The exercise:
Only one span of the listing below is wanted: the lines from the one with "Give me the" through the one with "const chart = echarts.init(document.getElementById('c'));", reproduced exactly, both ends kept.

Data supplied:

-=-=-=-=-

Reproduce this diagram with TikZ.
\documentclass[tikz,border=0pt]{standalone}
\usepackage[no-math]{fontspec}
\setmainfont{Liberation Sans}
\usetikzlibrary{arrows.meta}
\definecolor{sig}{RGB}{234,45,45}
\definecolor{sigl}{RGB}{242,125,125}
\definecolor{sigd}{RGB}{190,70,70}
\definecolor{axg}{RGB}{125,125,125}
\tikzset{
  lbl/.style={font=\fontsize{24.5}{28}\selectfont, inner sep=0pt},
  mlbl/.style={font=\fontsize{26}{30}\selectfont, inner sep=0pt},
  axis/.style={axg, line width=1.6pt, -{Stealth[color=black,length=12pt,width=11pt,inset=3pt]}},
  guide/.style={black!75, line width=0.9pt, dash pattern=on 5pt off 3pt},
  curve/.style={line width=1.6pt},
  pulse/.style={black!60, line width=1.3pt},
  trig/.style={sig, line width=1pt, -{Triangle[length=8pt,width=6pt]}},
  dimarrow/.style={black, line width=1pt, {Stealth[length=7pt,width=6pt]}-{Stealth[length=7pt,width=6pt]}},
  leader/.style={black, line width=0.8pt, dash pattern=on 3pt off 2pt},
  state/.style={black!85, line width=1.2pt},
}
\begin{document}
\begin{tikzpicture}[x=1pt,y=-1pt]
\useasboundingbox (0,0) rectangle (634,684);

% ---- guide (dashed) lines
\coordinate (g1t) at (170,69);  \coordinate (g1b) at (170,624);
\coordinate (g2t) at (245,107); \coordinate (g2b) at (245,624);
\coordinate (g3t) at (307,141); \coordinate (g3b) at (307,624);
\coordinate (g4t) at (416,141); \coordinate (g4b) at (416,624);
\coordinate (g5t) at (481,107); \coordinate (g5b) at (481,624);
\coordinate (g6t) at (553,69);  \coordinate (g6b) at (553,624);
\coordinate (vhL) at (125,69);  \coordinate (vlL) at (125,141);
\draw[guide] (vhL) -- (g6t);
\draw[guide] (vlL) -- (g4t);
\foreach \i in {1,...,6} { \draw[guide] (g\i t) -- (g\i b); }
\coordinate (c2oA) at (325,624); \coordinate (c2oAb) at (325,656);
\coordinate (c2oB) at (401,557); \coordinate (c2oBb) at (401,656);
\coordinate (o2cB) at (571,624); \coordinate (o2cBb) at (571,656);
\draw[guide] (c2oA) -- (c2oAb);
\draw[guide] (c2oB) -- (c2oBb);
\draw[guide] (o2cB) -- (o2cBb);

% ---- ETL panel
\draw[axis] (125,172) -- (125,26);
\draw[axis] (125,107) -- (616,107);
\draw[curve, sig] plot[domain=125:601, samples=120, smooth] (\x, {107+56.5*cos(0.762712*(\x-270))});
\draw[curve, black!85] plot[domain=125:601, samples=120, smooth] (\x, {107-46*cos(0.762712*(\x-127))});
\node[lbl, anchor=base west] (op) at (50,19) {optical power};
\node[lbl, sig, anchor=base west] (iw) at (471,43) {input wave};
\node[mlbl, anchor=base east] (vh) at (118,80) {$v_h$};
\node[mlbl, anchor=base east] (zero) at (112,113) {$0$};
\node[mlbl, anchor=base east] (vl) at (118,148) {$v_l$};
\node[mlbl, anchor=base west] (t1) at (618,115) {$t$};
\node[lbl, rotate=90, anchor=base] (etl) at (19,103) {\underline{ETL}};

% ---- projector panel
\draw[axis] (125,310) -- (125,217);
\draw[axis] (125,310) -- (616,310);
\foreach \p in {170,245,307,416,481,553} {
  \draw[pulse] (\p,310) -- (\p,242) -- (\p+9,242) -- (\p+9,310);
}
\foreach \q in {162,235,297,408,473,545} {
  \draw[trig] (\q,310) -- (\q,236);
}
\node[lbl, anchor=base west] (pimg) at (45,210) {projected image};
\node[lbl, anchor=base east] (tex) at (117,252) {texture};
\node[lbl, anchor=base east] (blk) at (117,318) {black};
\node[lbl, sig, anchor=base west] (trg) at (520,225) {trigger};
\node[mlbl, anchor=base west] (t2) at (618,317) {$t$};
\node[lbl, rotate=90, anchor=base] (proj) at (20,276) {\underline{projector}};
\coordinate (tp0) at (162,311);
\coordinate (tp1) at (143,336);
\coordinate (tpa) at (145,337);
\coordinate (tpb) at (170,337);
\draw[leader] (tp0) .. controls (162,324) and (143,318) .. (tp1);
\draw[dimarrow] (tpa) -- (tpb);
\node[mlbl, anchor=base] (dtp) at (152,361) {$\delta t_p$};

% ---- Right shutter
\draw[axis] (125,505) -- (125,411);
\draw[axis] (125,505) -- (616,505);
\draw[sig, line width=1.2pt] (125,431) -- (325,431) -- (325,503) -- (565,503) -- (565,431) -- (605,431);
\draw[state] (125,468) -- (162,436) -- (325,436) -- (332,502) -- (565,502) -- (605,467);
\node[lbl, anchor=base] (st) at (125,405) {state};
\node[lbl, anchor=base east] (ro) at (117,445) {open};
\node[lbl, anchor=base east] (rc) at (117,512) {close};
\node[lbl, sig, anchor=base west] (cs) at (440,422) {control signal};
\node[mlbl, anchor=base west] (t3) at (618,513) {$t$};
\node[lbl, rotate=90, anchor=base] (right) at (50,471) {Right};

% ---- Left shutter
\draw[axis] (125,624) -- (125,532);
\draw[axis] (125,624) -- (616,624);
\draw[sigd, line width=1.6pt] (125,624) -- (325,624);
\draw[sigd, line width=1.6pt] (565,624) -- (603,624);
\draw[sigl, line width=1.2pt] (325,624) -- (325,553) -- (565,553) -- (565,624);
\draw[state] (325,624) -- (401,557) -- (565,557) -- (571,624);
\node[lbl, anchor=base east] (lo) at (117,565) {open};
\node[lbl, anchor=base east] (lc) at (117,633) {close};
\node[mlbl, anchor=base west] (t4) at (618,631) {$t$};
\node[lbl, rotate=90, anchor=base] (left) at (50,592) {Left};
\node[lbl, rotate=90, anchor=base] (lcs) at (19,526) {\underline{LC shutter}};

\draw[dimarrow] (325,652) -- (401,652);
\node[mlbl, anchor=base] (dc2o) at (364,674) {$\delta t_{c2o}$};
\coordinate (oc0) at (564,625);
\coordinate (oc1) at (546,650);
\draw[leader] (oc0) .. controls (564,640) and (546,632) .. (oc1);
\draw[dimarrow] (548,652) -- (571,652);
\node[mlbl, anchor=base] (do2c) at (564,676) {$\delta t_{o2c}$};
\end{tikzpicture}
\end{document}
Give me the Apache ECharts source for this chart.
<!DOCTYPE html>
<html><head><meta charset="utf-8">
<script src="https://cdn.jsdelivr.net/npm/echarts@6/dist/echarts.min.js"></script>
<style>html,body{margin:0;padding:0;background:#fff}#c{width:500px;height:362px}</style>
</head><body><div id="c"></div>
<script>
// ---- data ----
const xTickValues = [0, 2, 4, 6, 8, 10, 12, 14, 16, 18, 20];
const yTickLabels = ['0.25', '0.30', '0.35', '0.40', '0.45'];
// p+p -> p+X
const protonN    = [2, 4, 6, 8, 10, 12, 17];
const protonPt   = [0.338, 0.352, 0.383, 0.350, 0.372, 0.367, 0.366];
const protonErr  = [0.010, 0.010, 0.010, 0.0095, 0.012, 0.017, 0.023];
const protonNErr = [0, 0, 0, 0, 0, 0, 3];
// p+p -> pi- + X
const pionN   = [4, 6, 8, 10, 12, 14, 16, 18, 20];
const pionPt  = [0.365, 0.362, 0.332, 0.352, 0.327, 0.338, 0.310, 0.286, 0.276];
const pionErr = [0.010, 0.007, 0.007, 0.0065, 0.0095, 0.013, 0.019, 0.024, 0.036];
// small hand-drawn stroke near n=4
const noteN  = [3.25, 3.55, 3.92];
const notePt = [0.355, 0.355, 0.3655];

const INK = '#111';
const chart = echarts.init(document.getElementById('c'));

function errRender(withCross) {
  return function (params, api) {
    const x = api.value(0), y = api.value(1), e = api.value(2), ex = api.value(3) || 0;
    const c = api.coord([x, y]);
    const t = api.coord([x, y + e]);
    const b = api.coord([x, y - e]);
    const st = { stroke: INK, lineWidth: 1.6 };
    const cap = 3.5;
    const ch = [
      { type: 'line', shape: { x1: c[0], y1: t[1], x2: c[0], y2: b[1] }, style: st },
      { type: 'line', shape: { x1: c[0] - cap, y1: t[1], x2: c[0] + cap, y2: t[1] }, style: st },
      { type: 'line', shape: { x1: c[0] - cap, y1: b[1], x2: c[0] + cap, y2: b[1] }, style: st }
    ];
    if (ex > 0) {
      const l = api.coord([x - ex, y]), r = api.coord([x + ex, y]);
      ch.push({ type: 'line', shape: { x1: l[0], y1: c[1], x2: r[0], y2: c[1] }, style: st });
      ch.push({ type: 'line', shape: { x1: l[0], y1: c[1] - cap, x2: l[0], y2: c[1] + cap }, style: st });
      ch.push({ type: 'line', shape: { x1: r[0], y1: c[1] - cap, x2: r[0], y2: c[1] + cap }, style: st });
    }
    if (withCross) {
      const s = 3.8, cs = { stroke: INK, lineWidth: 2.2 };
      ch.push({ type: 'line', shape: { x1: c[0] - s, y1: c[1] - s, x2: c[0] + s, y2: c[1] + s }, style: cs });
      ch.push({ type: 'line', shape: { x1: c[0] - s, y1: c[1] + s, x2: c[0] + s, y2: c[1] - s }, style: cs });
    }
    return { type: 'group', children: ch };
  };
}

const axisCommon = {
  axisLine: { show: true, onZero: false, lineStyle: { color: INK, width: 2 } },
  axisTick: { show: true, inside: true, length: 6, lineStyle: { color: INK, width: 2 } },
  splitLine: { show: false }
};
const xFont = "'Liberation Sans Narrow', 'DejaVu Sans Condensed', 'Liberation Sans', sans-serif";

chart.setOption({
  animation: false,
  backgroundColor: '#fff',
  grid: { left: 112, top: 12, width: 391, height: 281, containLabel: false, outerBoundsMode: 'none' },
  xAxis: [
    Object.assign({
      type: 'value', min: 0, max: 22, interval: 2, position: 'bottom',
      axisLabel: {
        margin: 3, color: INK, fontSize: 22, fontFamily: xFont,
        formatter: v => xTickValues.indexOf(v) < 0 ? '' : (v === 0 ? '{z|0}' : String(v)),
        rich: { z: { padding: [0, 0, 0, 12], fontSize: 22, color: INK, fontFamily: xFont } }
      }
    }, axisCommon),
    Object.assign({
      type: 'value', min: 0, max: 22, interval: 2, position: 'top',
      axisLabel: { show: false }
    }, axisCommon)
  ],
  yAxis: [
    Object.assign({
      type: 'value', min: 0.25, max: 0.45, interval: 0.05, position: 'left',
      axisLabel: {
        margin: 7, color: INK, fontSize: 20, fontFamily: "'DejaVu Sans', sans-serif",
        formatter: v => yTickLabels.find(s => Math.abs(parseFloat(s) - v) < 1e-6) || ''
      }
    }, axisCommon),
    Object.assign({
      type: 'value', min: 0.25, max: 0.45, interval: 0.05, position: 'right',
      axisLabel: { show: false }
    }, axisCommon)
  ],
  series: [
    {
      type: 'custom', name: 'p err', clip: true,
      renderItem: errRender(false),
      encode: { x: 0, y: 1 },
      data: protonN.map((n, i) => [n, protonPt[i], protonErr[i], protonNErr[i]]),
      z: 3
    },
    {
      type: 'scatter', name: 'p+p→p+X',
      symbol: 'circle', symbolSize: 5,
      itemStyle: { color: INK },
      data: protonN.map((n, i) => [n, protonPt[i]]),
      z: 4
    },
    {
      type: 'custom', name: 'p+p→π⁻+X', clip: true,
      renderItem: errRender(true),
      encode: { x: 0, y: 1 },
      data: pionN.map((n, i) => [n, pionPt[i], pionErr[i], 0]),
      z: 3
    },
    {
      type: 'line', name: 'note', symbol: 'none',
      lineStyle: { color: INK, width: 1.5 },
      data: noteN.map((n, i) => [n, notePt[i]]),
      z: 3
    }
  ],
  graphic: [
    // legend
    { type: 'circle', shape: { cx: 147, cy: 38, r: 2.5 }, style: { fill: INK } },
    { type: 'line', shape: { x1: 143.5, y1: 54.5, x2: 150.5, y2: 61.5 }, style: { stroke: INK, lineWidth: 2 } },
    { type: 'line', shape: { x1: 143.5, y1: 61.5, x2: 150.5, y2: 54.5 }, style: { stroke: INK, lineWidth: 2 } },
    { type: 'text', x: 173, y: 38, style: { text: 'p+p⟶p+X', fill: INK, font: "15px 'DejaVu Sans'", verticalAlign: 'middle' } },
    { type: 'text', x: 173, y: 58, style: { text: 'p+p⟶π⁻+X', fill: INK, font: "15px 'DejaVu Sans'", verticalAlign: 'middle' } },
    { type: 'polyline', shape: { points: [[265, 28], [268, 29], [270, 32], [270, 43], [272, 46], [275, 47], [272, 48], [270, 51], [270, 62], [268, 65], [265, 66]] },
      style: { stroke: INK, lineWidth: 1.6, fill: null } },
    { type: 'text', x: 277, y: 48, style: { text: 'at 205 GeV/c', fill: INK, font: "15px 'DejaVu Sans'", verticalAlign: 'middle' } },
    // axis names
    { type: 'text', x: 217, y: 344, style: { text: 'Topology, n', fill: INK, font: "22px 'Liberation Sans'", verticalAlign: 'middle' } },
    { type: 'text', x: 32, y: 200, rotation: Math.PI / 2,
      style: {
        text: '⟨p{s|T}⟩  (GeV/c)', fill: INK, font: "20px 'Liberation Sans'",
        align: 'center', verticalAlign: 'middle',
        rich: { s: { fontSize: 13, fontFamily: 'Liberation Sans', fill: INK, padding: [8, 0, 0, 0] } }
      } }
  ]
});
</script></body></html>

-=-=-=-=-

Written reply:
Give me the Apache ECharts source for this chart.
<!DOCTYPE html>
<html><head><meta charset="utf-8">
<script src="https://cdn.jsdelivr.net/npm/echarts@6/dist/echarts.min.js"></script>
<style>html,body{margin:0;padding:0;background:#fff}#c{width:500px;height:362px}</style>
</head><body><div id="c"></div>
<script>
// ---- data ----
const xTickValues = [0, 2, 4, 6, 8, 10, 12, 14, 16, 18, 20];
const yTickLabels = ['0.25', '0.30', '0.35', '0.40', '0.45'];
// p+p -> p+X
const protonN    = [2, 4, 6, 8, 10, 12, 17];
const protonPt   = [0.338, 0.352, 0.383, 0.350, 0.372, 0.367, 0.366];
const protonErr  = [0.010, 0.010, 0.010, 0.0095, 0.012, 0.017, 0.023];
const protonNErr = [0, 0, 0, 0, 0, 0, 3];
// p+p -> pi- + X
const pionN   = [4, 6, 8, 10, 12, 14, 16, 18, 20];
const pionPt  = [0.365, 0.362, 0.332, 0.352, 0.327, 0.338, 0.310, 0.286, 0.276];
const pionErr = [0.010, 0.007, 0.007, 0.0065, 0.0095, 0.013, 0.019, 0.024, 0.036];
// small hand-drawn stroke near n=4
const noteN  = [3.25, 3.55, 3.92];
const notePt = [0.355, 0.355, 0.3655];

const INK = '#111';
const chart = echarts.init(document.getElementById('c'));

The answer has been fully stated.